In an effort to raise awareness and encourage borrowers to make smart choices, Freddie Mac has issuing a warning to home buyers and lenders about three common fraud schemes aimed at falsely raising credit scores.
For many Americans with consumer credit negatively impacted by the housing crisis and fluctuating economy, it’s easy to be lured by the promise of a raised credit score. Schemes that falsely raise credit scores will land borrowers in scalding hot water – as well as cost you time and money combating both origination- and servicing-related fraud.
Three Fraud Schemes Aimed at Raising Credit Scores
Consumers and the mortgage industry should watch out for any person or credit repair service trying to “help” with one of these three common fraud schemes:
- Disputing Credit with Credit Bureaus
If you’ve ever faced a mistake on your credit report, you know how hard it can be to fix. As The New York Times reported earlier this year, the good news for honest consumers is that the biggest credit bureaus are improving their error fixing processes. Before they apply for a mortgage, consumers can now check the FICO credit score versions most mortgage lenders are likely to see.
This isn’t good news for lenders, though, since fraudsters may play the system to illegally gain access to mortgage funds. They may direct a borrower to contact credit repositories repeatedly to dispute previously defaulted debt. The fraudster hopes the creditor will miss responding to one of the disputes and the defaulted debt will disappear temporarily, triggering a jump in the borrower’s credit score. The borrower may qualify for – and close on – a new mortgage before the credit report correctly reflects the defaulted debt and the borrower’s true credit score.
- Falsely Claiming Identity Theft
There’s a lot of information on mortgage application “white lies,” but very little on another deception: claiming someone stole your identity, in an attempt to remove debt from your credit report.
Some borrowers who falsely claimed identify theft have gone as far as providing affidavits of identity theft and police reports. Of course, lenders take these claims seriously and investigate. In some instances, they discover that the “police report” is fake, never actually filed, or from a police department that doesn’t exist. Remind your borrowers that falsely claiming someone stole their identity is as bad as stealing someone else’s identity.

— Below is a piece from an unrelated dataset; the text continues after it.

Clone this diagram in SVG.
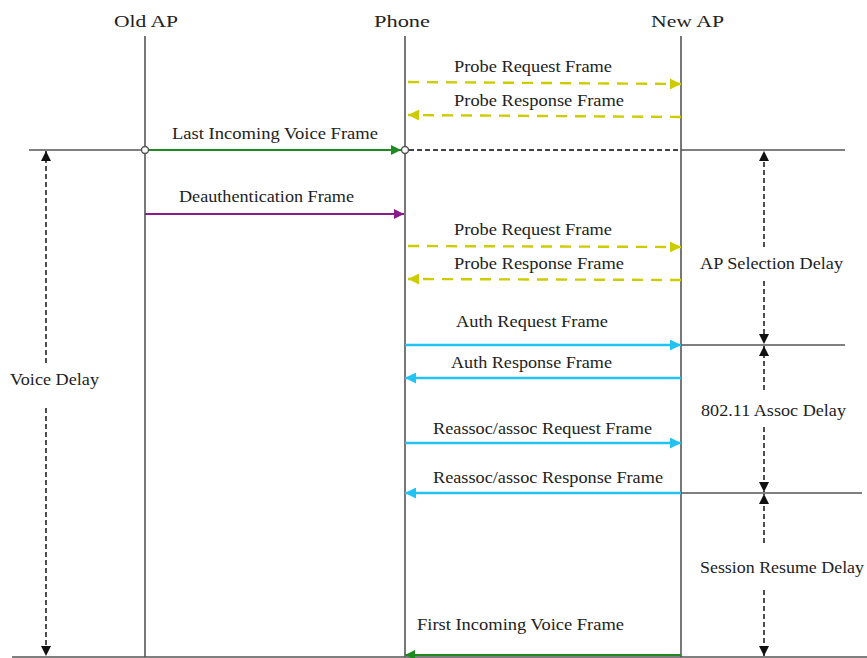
<svg xmlns="http://www.w3.org/2000/svg" width="867" height="658" viewBox="0 0 867 658">
<style>
text{font-family:"Liberation Serif","Times New Roman",serif;font-size:17px;fill:#222}
.life{stroke:#555;stroke-width:1.6;fill:none}
.rule{stroke:#555;stroke-width:1.6;fill:none}
.green{stroke:#1f8a1f;stroke-width:2.2;fill:none}
.purple{stroke:#8b1a8b;stroke-width:2.2;fill:none}
.cyan{stroke:#22c3f2;stroke-width:2.4;fill:none}
.yellow{stroke:#cccc00;stroke-width:2.4;fill:none;stroke-dasharray:11 8}
.gdash{stroke:#444;stroke-width:1.8;fill:none;stroke-dasharray:5 3}
.bdash{stroke:#222;stroke-width:1.6;fill:none;stroke-dasharray:5 3}
</style>
<defs>
<marker id="aG" viewBox="0 0 10 10" refX="10" refY="5" markerWidth="10" markerHeight="10" markerUnits="userSpaceOnUse" orient="auto"><path d="M0,0L10,5L0,10z" fill="#1f8a1f"/></marker>
<marker id="aP" viewBox="0 0 10 10" refX="10" refY="5" markerWidth="10" markerHeight="10" markerUnits="userSpaceOnUse" orient="auto"><path d="M0,0L10,5L0,10z" fill="#8b1a8b"/></marker>
<marker id="aC" viewBox="0 0 10 10" refX="10" refY="5" markerWidth="11" markerHeight="11" markerUnits="userSpaceOnUse" orient="auto"><path d="M0,0L10,5L0,10z" fill="#22c3f2"/></marker>
<marker id="aY" viewBox="0 0 10 10" refX="10" refY="5" markerWidth="11" markerHeight="11" markerUnits="userSpaceOnUse" orient="auto"><path d="M0,0L10,5L0,10z" fill="#cccc00"/></marker>
<marker id="aK" viewBox="0 0 10 10" refX="10" refY="5" markerWidth="10" markerHeight="10" markerUnits="userSpaceOnUse" orient="auto"><path d="M0,0L10,5L0,10z" fill="#111"/></marker>
</defs>

<g id="old-ap">
<line class="life" x1="145" y1="36" x2="145" y2="657"/>
<text x="114" y="27" textLength="64" lengthAdjust="spacingAndGlyphs">Old AP</text>
</g>
<g id="phone">
<line class="life" x1="405" y1="36" x2="405" y2="657"/>
<text x="374" y="27" textLength="56" lengthAdjust="spacingAndGlyphs">Phone</text>
</g>
<g id="new-ap">
<line class="life" x1="681" y1="36" x2="681" y2="657"/>
<text x="651" y="27" textLength="73" lengthAdjust="spacingAndGlyphs">New AP</text>
</g>

<g id="rules">
<line class="rule" x1="29" y1="150" x2="145" y2="150"/>
<line class="gdash" x1="409" y1="150" x2="681" y2="150"/>
<line class="rule" x1="681" y1="150" x2="845" y2="150"/>
<line class="rule" x1="681" y1="345" x2="845" y2="345"/>
<line class="rule" x1="681" y1="493" x2="862" y2="493"/>
<line class="rule" x1="12" y1="657" x2="867" y2="657"/>
</g>

<g id="connectors">
<line class="green" x1="149" y1="150" x2="401" y2="150" marker-end="url(#aG)"/>
<line class="purple" x1="145" y1="214" x2="404" y2="214" marker-end="url(#aP)"/>
<line class="yellow" x1="408" y1="82" x2="681" y2="84" marker-end="url(#aY)"/>
<line class="yellow" x1="681" y1="117" x2="408" y2="115" marker-end="url(#aY)"/>
<line class="yellow" x1="408" y1="246" x2="681" y2="247" marker-end="url(#aY)"/>
<line class="yellow" x1="681" y1="280" x2="408" y2="279" marker-end="url(#aY)"/>
<line class="cyan" x1="405" y1="345" x2="681" y2="345" marker-end="url(#aC)"/>
<line class="cyan" x1="681" y1="378" x2="405" y2="378" marker-end="url(#aC)"/>
<line class="cyan" x1="405" y1="443" x2="681" y2="443" marker-end="url(#aC)"/>
<line class="cyan" x1="681" y1="493" x2="405" y2="493" marker-end="url(#aC)"/>
<line class="green" x1="681" y1="655" x2="405" y2="655" marker-end="url(#aG)"/>
<circle cx="145" cy="150" r="3.5" fill="#fff" stroke="#555" stroke-width="1.4"/>
<circle cx="405" cy="150" r="3.5" fill="#fff" stroke="#555" stroke-width="1.4"/>
</g>

<g id="message-labels">
<text x="454" y="72" textLength="158" lengthAdjust="spacingAndGlyphs">Probe Request Frame</text>
<text x="454" y="106" textLength="170" lengthAdjust="spacingAndGlyphs">Probe Response Frame</text>
<text x="172" y="139" textLength="206" lengthAdjust="spacingAndGlyphs">Last Incoming Voice Frame</text>
<text x="179" y="202" textLength="175" lengthAdjust="spacingAndGlyphs">Deauthentication Frame</text>
<text x="454" y="235" textLength="158" lengthAdjust="spacingAndGlyphs">Probe Request Frame</text>
<text x="454" y="269" textLength="170" lengthAdjust="spacingAndGlyphs">Probe Response Frame</text>
<text x="456" y="327" textLength="152" lengthAdjust="spacingAndGlyphs">Auth Request Frame</text>
<text x="451" y="368" textLength="161" lengthAdjust="spacingAndGlyphs">Auth Response Frame</text>
<text x="433" y="434" textLength="219" lengthAdjust="spacingAndGlyphs">Reassoc/assoc Request Frame</text>
<text x="433" y="483" textLength="230" lengthAdjust="spacingAndGlyphs">Reassoc/assoc Response Frame</text>
<text x="417" y="630" textLength="207" lengthAdjust="spacingAndGlyphs">First Incoming Voice Frame</text>
</g>

<g id="voice-delay">
<line class="bdash" x1="46" y1="363" x2="46" y2="151" marker-end="url(#aK)"/>
<line class="bdash" x1="46" y1="408" x2="46" y2="656" marker-end="url(#aK)"/>
<text x="10" y="385" textLength="89" lengthAdjust="spacingAndGlyphs">Voice Delay</text>
</g>
<g id="ap-selection-delay">
<line class="bdash" x1="764" y1="247" x2="764" y2="151" marker-end="url(#aK)"/>
<line class="bdash" x1="764" y1="281" x2="764" y2="344" marker-end="url(#aK)"/>
<text x="700" y="269" textLength="143" lengthAdjust="spacingAndGlyphs">AP Selection Delay</text>
</g>
<g id="assoc-delay">
<line class="bdash" x1="764" y1="390" x2="764" y2="346" marker-end="url(#aK)"/>
<line class="bdash" x1="764" y1="427" x2="764" y2="492" marker-end="url(#aK)"/>
<text x="701" y="416" textLength="145" lengthAdjust="spacingAndGlyphs">802.11 Assoc Delay</text>
</g>
<g id="session-resume-delay">
<line class="bdash" x1="764" y1="543" x2="764" y2="494" marker-end="url(#aK)"/>
<line class="bdash" x1="764" y1="590" x2="764" y2="656" marker-end="url(#aK)"/>
<text x="700" y="573" textLength="164" lengthAdjust="spacingAndGlyphs">Session Resume Delay</text>
</g>
</svg>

- Misusing Credit Protection Numbers
A Credit Privacy Number (CPN) is a nine-digit number that can be used in lieu of a Social Security number (SSN) for credit reporting and other financial purposes, like applying for a loan. Given that it helps shield your finances from the public eye, it’s most commonly used by borrowers in the public eye, such as celebrities and politicians. But some consumers with poor credit acquire a CPN with the intent of creating a new, clean – and misleading – credit profile. It’s important to keep in mind:
- This is an illegal use of a CPN;
- CPNs were not created for this purpose; and
- Mortgage loans originated using a CPN are ineligible for sale to Freddie Mac.
- Borrowers who use a CPN with the hope of leaving their bad credit histories in the rear view mirror are in for a rude awakening. As the Federal Trade Commission bluntly points out, “By using a stolen number as your own, the con artists will have involved you in identity theft,” for which you may face legal trouble.